Carl Friedrich von Weizsäcker
Laureate Erasmus Prize 1969
Theme: Philosophy
The 500th birthday of Erasmus was celebrated in Rotterdam in 1969. The presentation of the Erasmus Prize to Carl Friedrich von Weizsäcker and Gabriel Marcel in the St. Lawrence church marked a high point of the commemorative celebrations.
Carl Friedrich Freiherr von Weizsäcker (1912-2007) earned his doctorate in physics at Leipzig University in 1933. In 1935 he posited the ‘Weizsäcker formula’ for the energy content of atomic nuclei. His scientific work on nuclear fusion and the origin of the earth was world famous. In physics, Von Weizsäcker was – like Bohr and Heisenberg – a member of the ‘Copenhagen school’. After the Second World War, he was held in custody for a year by the British because of his collaboration in the German nuclear programme – and consequently the possibility of nuclear weapons. From 1946 he continued his research as a professor of physics in Göttingen and Munich, and as a professor of philosophy in Hamburg.
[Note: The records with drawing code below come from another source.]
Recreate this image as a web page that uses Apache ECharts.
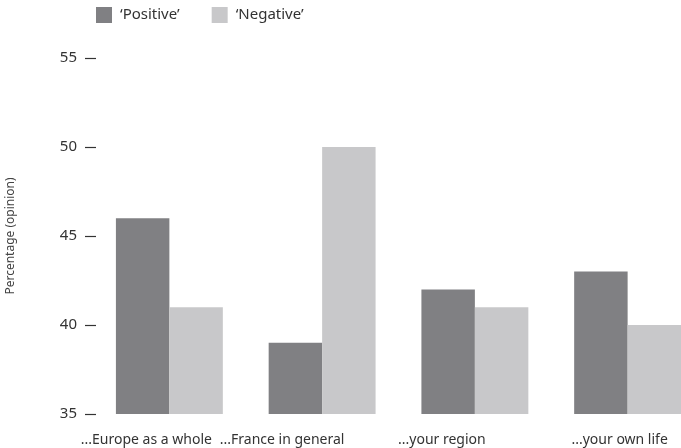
<!DOCTYPE html>
<html>
<head>
<meta charset="utf-8">
<script src="https://cdn.jsdelivr.net/npm/echarts@6/dist/echarts.min.js"></script>
<style>
html,body{margin:0;padding:0;background:#fff;}
#chart{width:681px;height:448px;}
</style>
</head>
<body>
<div id="chart"></div>
<script>
const categories = ['...Europe as a whole', '...France in general', '...your region', '...your own life'];
const positive = [46, 39, 42, 43];
const negative = [41, 50, 41, 40];
const seriesNames = ['\u2018Positive\u2019', '\u2018Negative\u2019'];
const yMin = 35, yMax = 55, yStep = 5;
const yAxisTitle = 'Percentage (opinion)';
const labelShift = [-23, -40, -33, -8];

const font = 'Noto Sans';
const rich = {};
labelShift.forEach((s, i) => {
  rich['s' + i] = {fontFamily: font, fontSize: 14, color: '#333',
    padding: s < 0 ? [0, -2 * s, 0, 0] : [0, 0, 0, 2 * s]};
});
const chart = echarts.init(document.getElementById('chart'), null, {renderer: 'canvas'});
chart.setOption({
  animation: false,
  backgroundColor: '#ffffff',
  legend: {
    left: 96, top: 7, padding: 0,
    icon: 'rect', itemWidth: 16, itemHeight: 16, itemGap: 32,
    textStyle: {fontFamily: font, fontSize: 15, color: '#333', padding: [0,0,0,3]},
    data: seriesNames
  },
  grid: {left: 93, width: 611, top: 58, height: 356, containLabel: false, outerBoundsMode: 'none'},
  xAxis: {
    type: 'category', data: categories,
    axisLine: {show: false}, axisTick: {show: false},
    axisLabel: {fontFamily: font, fontSize: 14, color: '#333', margin: 19, interval: 0, hideOverlap: false,
      formatter: (v, i) => '{s' + i + '|' + v + '}', rich: rich}
  },
  yAxis: {
    type: 'value', min: yMin, max: yMax, interval: yStep, offset: -3,
    name: yAxisTitle, nameLocation: 'middle', nameGap: 79,
    nameTextStyle: {fontFamily: font, fontSize: 12, color: '#444'},
    axisLine: {show: false},
    axisTick: {show: true, length: 11, lineStyle: {color: '#333', width: 1.2}},
    splitLine: {show: false},
    axisLabel: {fontFamily: font, fontSize: 15, color: '#333', margin: 19}
  },
  series: [
    {name: seriesNames[0], type: 'bar', data: positive, barGap: '0%', barCategoryGap: '30%',
     itemStyle: {color: '#808083'}},
    {name: seriesNames[1], type: 'bar', data: negative, barGap: '0%', barCategoryGap: '30%',
     itemStyle: {color: '#c8c8ca'}}
  ]
});
</script>
</body>
</html>
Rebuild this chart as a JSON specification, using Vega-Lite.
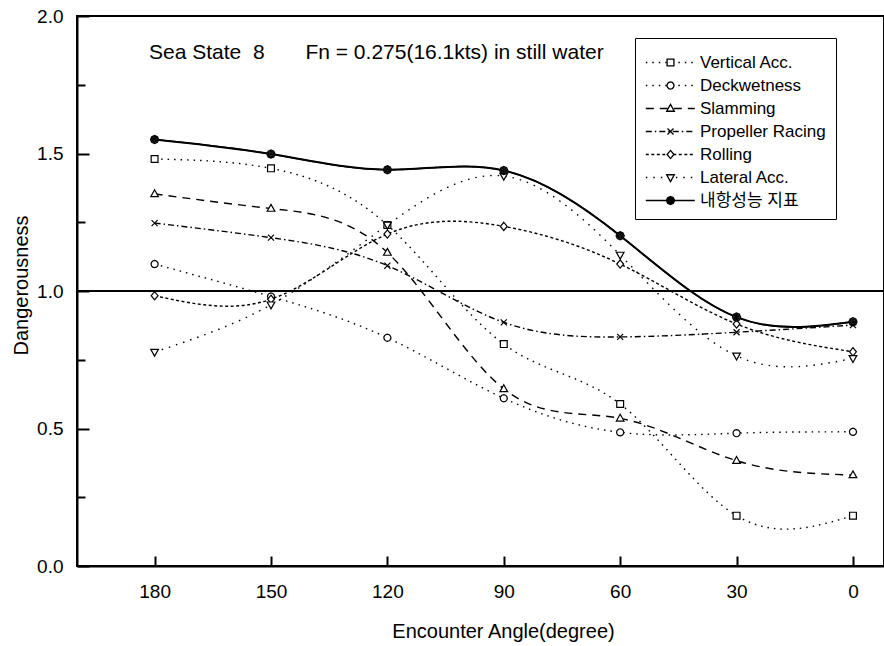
{
  "$schema": "https://vega.github.io/schema/vega-lite/v6.json",
  "width": 807,
  "height": 550,
  "autosize": {"type": "none"},
  "padding": {"left": 77, "top": 16, "right": 0, "bottom": 80},
  "background": "white",
  "title": {
    "text": "Sea State\u00a0\u00a08\u00a0\u00a0\u00a0\u00a0\u00a0\u00a0\u00a0Fn = 0.275(16.1kts) in still water",
    "anchor": "start", "frame": "group", "orient": "top", "offset": -73, "dx": 72,
    "baseline": "alphabetic", "fontSize": 21, "font": "Liberation Sans", "fontWeight": "normal", "color": "black"
  },
  "config": {
    "view": {"stroke": "black", "strokeWidth": 2},
    "font": "Liberation Sans",
    "axis": {
      "domainColor": "black", "domainWidth": 2, "tickColor": "black", "tickWidth": 2,
      "labelColor": "black", "titleColor": "black", "grid": false,
      "labelFont": "Liberation Sans", "titleFont": "Liberation Sans",
      "labelFontSize": 19, "titleFontSize": 20, "titleFontWeight": "normal"
    }
  },
  "data": {
    "values": [
      {"angle": 180, "value": 1.48, "series": "Vertical Acc."},
      {"angle": 150, "value": 1.446, "series": "Vertical Acc."},
      {"angle": 120, "value": 1.24, "series": "Vertical Acc."},
      {"angle": 90, "value": 0.807, "series": "Vertical Acc."},
      {"angle": 60, "value": 0.589, "series": "Vertical Acc."},
      {"angle": 30, "value": 0.183, "series": "Vertical Acc."},
      {"angle": 0, "value": 0.183, "series": "Vertical Acc."},
      {"angle": 180, "value": 1.098, "series": "Deckwetness"},
      {"angle": 150, "value": 0.98, "series": "Deckwetness"},
      {"angle": 120, "value": 0.83, "series": "Deckwetness"},
      {"angle": 90, "value": 0.61, "series": "Deckwetness"},
      {"angle": 60, "value": 0.486, "series": "Deckwetness"},
      {"angle": 30, "value": 0.483, "series": "Deckwetness"},
      {"angle": 0, "value": 0.488, "series": "Deckwetness"},
      {"angle": 180, "value": 1.353, "series": "Slamming"},
      {"angle": 150, "value": 1.3, "series": "Slamming"},
      {"angle": 120, "value": 1.14, "series": "Slamming"},
      {"angle": 90, "value": 0.644, "series": "Slamming"},
      {"angle": 60, "value": 0.537, "series": "Slamming"},
      {"angle": 30, "value": 0.383, "series": "Slamming"},
      {"angle": 0, "value": 0.331, "series": "Slamming"},
      {"angle": 180, "value": 1.247, "series": "Propeller Racing"},
      {"angle": 150, "value": 1.194, "series": "Propeller Racing"},
      {"angle": 120, "value": 1.092, "series": "Propeller Racing"},
      {"angle": 90, "value": 0.886, "series": "Propeller Racing"},
      {"angle": 60, "value": 0.833, "series": "Propeller Racing"},
      {"angle": 30, "value": 0.85, "series": "Propeller Racing"},
      {"angle": 0, "value": 0.876, "series": "Propeller Racing"},
      {"angle": 180, "value": 0.983, "series": "Rolling"},
      {"angle": 150, "value": 0.97, "series": "Rolling"},
      {"angle": 120, "value": 1.207, "series": "Rolling"},
      {"angle": 90, "value": 1.235, "series": "Rolling"},
      {"angle": 60, "value": 1.098, "series": "Rolling"},
      {"angle": 30, "value": 0.88, "series": "Rolling"},
      {"angle": 0, "value": 0.779, "series": "Rolling"},
      {"angle": 180, "value": 0.778, "series": "Lateral Acc."},
      {"angle": 150, "value": 0.95, "series": "Lateral Acc."},
      {"angle": 120, "value": 1.24, "series": "Lateral Acc."},
      {"angle": 90, "value": 1.418, "series": "Lateral Acc."},
      {"angle": 60, "value": 1.131, "series": "Lateral Acc."},
      {"angle": 30, "value": 0.764, "series": "Lateral Acc."},
      {"angle": 0, "value": 0.755, "series": "Lateral Acc."},
      {"angle": 180, "value": 1.551, "series": "내항성능 지표"},
      {"angle": 150, "value": 1.498, "series": "내항성능 지표"},
      {"angle": 120, "value": 1.441, "series": "내항성능 지표"},
      {"angle": 90, "value": 1.438, "series": "내항성능 지표"},
      {"angle": 60, "value": 1.201, "series": "내항성능 지표"},
      {"angle": 30, "value": 0.905, "series": "내항성능 지표"},
      {"angle": 0, "value": 0.888, "series": "내항성능 지표"}
    ]
  },
  "encoding": {
    "x": {
      "field": "angle", "type": "quantitative",
      "scale": {"domain": [200, -8], "nice": false, "zero": false},
      "axis": {
        "values": [180, 150, 120, 90, 60, 30, 0], "tickSize": -10, "labelPadding": 26,
        "title": "Encounter Angle(degree)", "titleX": 426, "titleY": 71, "titleBaseline": "alphabetic"
      }
    },
    "y": {
      "field": "value", "type": "quantitative",
      "scale": {"domain": [0, 2], "nice": false},
      "axis": {
        "values": [0, 0.25, 0.5, 0.75, 1, 1.25, 1.5, 1.75, 2],
        "labelExpr": "datum.value % 0.5 === 0 ? format(datum.value, '.1f') : ''",
        "tickSize": {"condition": {"test": "datum.value % 0.5 === 0", "value": -12}, "value": -8},
        "labelPadding": 26,
        "title": "Dangerousness", "titleX": -50, "titleY": 269, "titleAngle": -90, "titleBaseline": "alphabetic"
      }
    }
  },
  "layer": [
    {
      "mark": {"type": "rule", "color": "black", "strokeWidth": 1.5},
      "encoding": {"x": null, "y": {"datum": 1, "type": "quantitative"}}
    },
    {
      "mark": {"type": "line", "interpolate": "natural", "color": "black", "strokeWidth": 1.4},
      "encoding": {
        "detail": {"field": "series"},
        "strokeDash": {
          "field": "series", "type": "nominal",
          "scale": {
            "domain": ["Vertical Acc.", "Deckwetness", "Slamming", "Propeller Racing", "Rolling", "Lateral Acc.", "내항성능 지표"],
            "range": [[1.5, 5], [1.5, 5], [8, 6], [6, 3, 1.5, 3], [3, 2.5], [1.5, 6], [1, 0]]
          },
          "legend": {
            "title": null, "orient": "none", "legendX": 558, "legendY": 22,
            "strokeColor": "black", "fillColor": "transparent", "padding": 10,
            "symbolType": "M-1,0H2.58", "symbolSize": 750, "symbolStrokeWidth": 1.3, "symbolStrokeColor": "black",
            "labelFont": "Liberation Sans, Noto Sans CJK KR", "labelFontSize": 17, "labelColor": "black",
            "labelOffset": 26, "rowPadding": -2
          }
        }
      }
    },
    {
      "transform": [{"filter": "datum.series === '내항성능 지표'"}],
      "mark": {"type": "line", "interpolate": "natural", "color": "black", "strokeWidth": 2},
      "encoding": {}
    },
    {
      "mark": {"type": "point", "filled": true, "fill": "white", "stroke": "black", "strokeWidth": 1.2, "size": 750, "opacity": 1},
      "encoding": {
        "shape": {
          "field": "series", "type": "nominal",
          "sort": ["Vertical Acc.", "Deckwetness", "Slamming", "Propeller Racing", "Rolling", "Lateral Acc.", "내항성능 지표"],
          "scale": {
            "range": [
              "M-0.25,-0.25H0.25V0.25H-0.25Z",
              "M0.26,0L0.225,0.13L0.13,0.225L0,0.26L-0.13,0.225L-0.225,0.13L-0.26,0L-0.225,-0.13L-0.13,-0.225L0,-0.26L0.13,-0.225L0.225,-0.13Z",
              "M0,-0.3L0.28,0.2H-0.28Z",
              "M-0.22,-0.22L0.22,0.22M-0.22,0.22L0.22,-0.22",
              "M0,-0.3L0.25,0L0,0.3L-0.25,0Z",
              "M0,0.3L0.28,-0.2H-0.28Z",
              "M0.3,0L0.21,0.21L0,0.3L-0.21,0.21L-0.3,0L-0.21,-0.21L0,-0.3L0.21,-0.21ZM0.2,0L0.14,0.14L0,0.2L-0.14,0.14L-0.2,0L-0.14,-0.14L0,-0.2L0.14,-0.14ZM0.1,0L0.07,0.07L0,0.1L-0.07,0.07L-0.1,0L-0.07,-0.07L0,-0.1L0.07,-0.07ZM-0.04,0H0.04"
            ]
          },
          "legend": {
            "title": null, "orient": "none", "legendX": 558, "legendY": 22,
            "strokeColor": "transparent", "fillColor": "transparent", "padding": 10,
            "symbolSize": 750, "symbolStrokeWidth": 1.3, "symbolOffset": 11,
            "labelFont": "Liberation Sans, Noto Sans CJK KR", "labelFontSize": 17, "labelColor": "transparent",
            "labelOffset": 26, "rowPadding": -2
          }
        }
      }
    }
  ]
}
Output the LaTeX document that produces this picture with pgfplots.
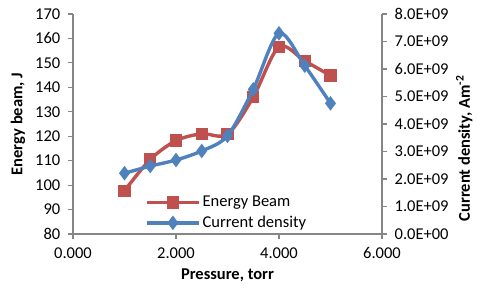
\documentclass[border=0pt]{standalone}
\usepackage{pgfplots}
\pgfplotsset{compat=1.18}
\usepackage{fontspec}
\setmainfont{Carlito}
\definecolor{eb}{RGB}{192,80,77}
\definecolor{cd}{RGB}{79,129,189}
\definecolor{ax}{RGB}{134,134,134}
\begin{document}
\fontsize{16.5}{19}\selectfont
\begin{tikzpicture}
\useasboundingbox (-73pt,-53pt) rectangle (404pt,234pt);
\pgfplotsset{
  common/.style={
    scale only axis, width=309pt, height=220pt,
    xmin=0, xmax=6,
    axis line style={ax, line width=1.1pt},
    major tick style={ax, line width=1.1pt},
    tick align=outside, major tick length=5pt,
    tick label style={font=\fontsize{16.5}{19}\selectfont},
    label style={font=\fontsize{16.5}{19}\selectfont\bfseries},
    clip=false,
  }
}
\begin{axis}[common,
  axis x line*=bottom, axis y line*=left,
  ymin=80, ymax=170,
  ytick={80,90,...,170},
  yticklabels={80,90,100,110,120,130,140,150,160,170},
  xtick={0,2,4,6},
  xticklabels={0.000,2.000,4.000,6.000},
  xticklabel style={yshift=-3pt},
  yticklabel style={xshift=-2pt},
  xlabel={Pressure, torr},
  ylabel={Energy beam, J},
  xlabel style={at={(axis description cs:0.5,-0.186)}, anchor=center},
  ylabel style={at={(axis description cs:-0.178,0.5)}, anchor=center},
]
\addplot[eb, line width=3.4pt, smooth, mark=square*, mark size=4.5pt, mark options={solid}] coordinates {
(1,97.7) (1.5,110.5) (2,118.2) (2.5,121) (3,120.8) (3.5,136) (4,156.6) (4.5,150.8) (5,144.8)};
\end{axis}
\begin{axis}[common,
  axis x line=none, axis y line*=right,
  ymin=0, ymax=8e9,
  ytick={0,1e9,2e9,3e9,4e9,5e9,6e9,7e9,8e9},
  yticklabels={0.0E+00,1.0E+09,2.0E+09,3.0E+09,4.0E+09,5.0E+09,6.0E+09,7.0E+09,8.0E+09},
  yticklabel style={xshift=2pt},
  scaled y ticks=false,
  ylabel={Current density, Am\textsuperscript{-2}},
  ylabel style={at={(axis description cs:1.266,0.39)}, anchor=center},
  legend style={draw=none, fill=none, at={(0.233,0.0)}, anchor=south west,
    font=\fontsize{16.5}{19}\selectfont, row sep=3pt, inner sep=0pt, yshift=2pt},
  legend cell align=left,
  legend image code/.code={\draw[#1, mark repeat=2, mark phase=2] plot coordinates {(0pt,0pt) (26pt,0pt) (52pt,0pt)};},
]
\addlegendimage{eb, line width=3.4pt, mark=square*, mark size=4.5pt}
\addlegendentry{Energy Beam}
\addplot[cd, line width=3.4pt, smooth, mark=diamond*, mark size=4.5pt] coordinates {
(1,2.21e9) (1.5,2.47e9) (2,2.69e9) (2.5,3.02e9) (3,3.57e9) (3.5,5.26e9) (4,7.30e9) (4.5,6.12e9) (5,4.75e9)};
\addlegendentry{Current density}
\end{axis}
\end{tikzpicture}
\end{document}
In 1970 he took charge of his own foundation, the Max Planck Institute on the Preconditions of Human Life in Starnberg, near Munich.
His experiences in the war convinced him of his enormous social and ethical responsibility as a man of science. In 1957, eighteen German scientists spoke out, at Von Weizsäcker’s instigation, against nuclear armament and the development of these weapons.
Von Weizsäcker published his work on physics as such, but he also gave physics a place in a broad historical and philosophical perspective. He tenaciously raised the issue of responsibility and sought new ways to assure a future in peace and freedom in a technological era.
Professor von Weizsäcker used his Erasmus Prize to support two European scientists whose fields of research lay largely outside Europe: Dr Ivo Strecker, a German social anthropologist and conservationist who conducted ethnological field studies among the Hamar in Ethiopia; and Walther Eidlitz, an Austrian poet, writer, Indologist and historian of religion, who researched Hindu philosophy and spiritual writings.